Er doemen skiliften op naast de weg. Het wordt kouder. Voor het eerst in 17 kilometer gaat het een stukje bergaf en doet het geen pijn. Ik kan weer nadenken en schud de bovenbenen los. Nog even en ik ben bovenop de Ballon d’Alsace, alwaar de traditionele hoestbui zal plaatsvinden, gevolgd door het al even traditionele sjekkie.

Ik trap de peuk uit en stop een krant onder mijn sweatshirt. Tijd voor de kers op de slagroomtaart: de afdaling. In de Tour halen de renners 100 per uur. Daar moet ik bij in de buurt kunnen komen.

De eerste kilometer wordt verpest door een haarspeldbocht. Ik klok een gemiddelde van 60. Er volgt een lang recht stuk, steil naar beneden. Nu! denk ik. Het wegdek golft. Af en toe komen de wielen los. Ik verplaats mijn gewicht zoveel mogelijk naar voren. Jezus, wat gaat dit hard. Alsof ze stilstaan haal ik twee auto’s in.

Er nadert een bocht. Ik tip de rem aan. Achter, voorzichtig, want als ik nu de balans verstoor, smak ik tegen het asfalt. Er gebeurt niets. Ik knijp wat harder en gebruik nu ook de voorrem. Hele flarden van de remblokjes zie ik loslaten. Shit, op deze snelheid is de Batavus Champion gewoon niet berekend. De bocht is naar links, blind en komt snel dichterbij. In een fractie van een seconde overzie ik de opties: rechtdoor het ravijn in of in de binnenbocht misschien frontaal op een tegenligger klappen. Ik waag de gok. Mijn linkerschouder scheert rakelings langs een rotspartij als ik de bocht vol instuur.

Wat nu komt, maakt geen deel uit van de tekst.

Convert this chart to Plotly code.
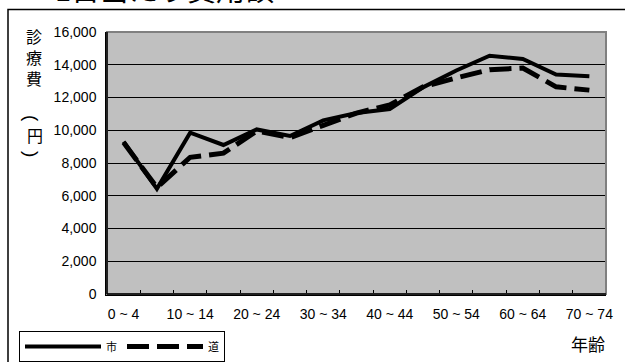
import plotly.graph_objects as go

categories = ["0 ~ 4", "5 ~ 9", "10 ~ 14", "15 ~ 19", "20 ~ 24", "25 ~ 29", "30 ~ 34",
              "35 ~ 39", "40 ~ 44", "45 ~ 49", "50 ~ 54", "55 ~ 59", "60 ~ 64",
              "65 ~ 69", "70 ~ 74"]
city = [9300, 6420, 9850, 9100, 10050, 9650, 10600, 11050, 11300, 12620, 13650,
        14550, 14350, 13400, 13300]
pref = [9250, 6500, 8350, 8600, 9950, 9550, 10300, 11050, 11550, 12650, 13200,
        13700, 13800, 12650, 12450]
tick_labels = [c if i % 2 == 0 else "" for i, c in enumerate(categories)]
y_ticks = [0, 2000, 4000, 6000, 8000, 10000, 12000, 14000, 16000]
title_text = "1日当たり費用額"
y_title_main = "診<br>療<br>費"
y_title_paren = ["(", "円", ")"]
x_title = "年齢"

W, H = 625, 362
L, R, T, B = 107, 19, 32, 68
pw, ph = W - L - R, H - T - B

def px(x):
    return (x - L) / pw

def py(y):
    return (H - B - y) / ph

num_font = "Liberation Sans, Arial, Noto Sans CJK JP"
jp_font = "Noto Sans CJK JP, Liberation Sans"

fig = go.Figure()
fig.add_trace(go.Scatter(x=categories, y=city, name="市", mode="lines",
                         line=dict(color="black", width=4)))
fig.add_trace(go.Scatter(x=categories, y=pref, name="道", mode="lines",
                         line=dict(color="black", width=5, dash="22px,8px")))

annotations = [
    dict(text=title_text, xref="paper", yref="paper", x=px(53), y=py(11),
         xanchor="left", yanchor="bottom", showarrow=False,
         font=dict(family=jp_font, size=29, color="black")),
    dict(text=x_title, xref="paper", yref="paper", x=px(607), y=py(343),
         xanchor="right", yanchor="middle", showarrow=False,
         font=dict(family=jp_font, size=17, color="black")),
    dict(text=y_title_main, xref="paper", yref="paper", x=px(34), y=py(57),
         xanchor="center", yanchor="middle", showarrow=False,
         font=dict(family=jp_font, size=16, color="black")),
]
paren_pos = [(32, 118), (35, 134.5), (32, 154)]
for ch, (xc, yc) in zip(y_title_paren, paren_pos):
    rot = ch in ("(", ")")
    annotations.append(dict(
        text=ch, xref="paper", yref="paper", x=px(xc), y=py(yc),
        xanchor="center", yanchor="middle", showarrow=False,
        textangle=90 if rot else 0,
        font=dict(family=num_font if rot else jp_font, size=19 if rot else 16,
                  color="black")))

fig.update_layout(
    width=W, height=H,
    margin=dict(l=L, r=R, t=T, b=B, autoexpand=False),
    paper_bgcolor="white",
    plot_bgcolor="#C0C0C0",
    font=dict(family=num_font, size=14, color="black"),
    showlegend=True,
    legend=dict(orientation="h", x=px(19), y=py(331), xanchor="left", yanchor="top",
                bordercolor="black", borderwidth=1, bgcolor="white",
                font=dict(family=jp_font, size=11, color="black"),
                itemwidth=76, tracegroupgap=0, traceorder="normal"),
    xaxis=dict(type="category", tickmode="array", tickvals=categories, ticktext=tick_labels,
               tickson="boundaries", ticks="inside", ticklen=4, tickcolor="black",
               showline=True, linecolor="black", linewidth=1.5, showgrid=False,
               range=[-0.5, 14.5], tickfont=dict(size=14), tickangle=0,
               ticklabelstandoff=6, zeroline=False),
    yaxis=dict(range=[0, 16000], tickvals=y_ticks, tickformat=",d",
               ticks="inside", ticklen=5, tickcolor="black",
               showline=True, linecolor="black", linewidth=1.5,
               showgrid=True, gridcolor="black", gridwidth=1,
               tickfont=dict(size=14), ticklabelstandoff=6, zeroline=False),
    shapes=[
        dict(type="rect", xref="paper", yref="paper", x0=0, x1=1, y0=0, y1=1,
             line=dict(color="#808080", width=2), layer="above"),
        dict(type="line", xref="paper", yref="paper", x0=0, x1=0, y0=0, y1=1,
             line=dict(color="black", width=1.5), layer="above"),
        dict(type="line", xref="paper", yref="paper", x0=0, x1=1, y0=0, y1=0,
             line=dict(color="black", width=1.5), layer="above"),
        dict(type="rect", xref="paper", yref="paper", x0=px(8), x1=px(640), y0=py(375), y1=py(9.5),
             line=dict(color="black", width=1.5), layer="below"),
    ],
    annotations=annotations,
)

fig.write_html("out.html", config={"displayModeBar": False},
               post_script="document.body.style.margin='0';document.body.style.overflow='hidden';")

Alles bestaat uit strepen, maar mijn hart, mijn adem, de haartjes op mijn onderarmen, de tijd, ze stokken. Hoor ik daar een auto aankomen? Ik moet de ideale lijn houden, anders vlieg ik uit de bocht. Mijn vingers doen pijn, zo vast hebben ze het stuur beet.

En het is al voorbij. De weg voor me is leeg gebleven. Phew. Ik ben zo opgelucht dat ik helemaal vergeet om bij het volgende kilometerpaaltje op mijn horloge te kijken. Verdorie. Kan ik weer opnieuw beginnen. Ik kruip diep in de beugels.

3 opmerkingen:

Anoniem zei

Boer Krelis zou het je niet verbeterd hebben

Anoniem zei

Het blijft spannend...

Ep Meijer zei

Boer Krelis zou de weg ongetwijfeld van tevoren schoon geveegd hebben.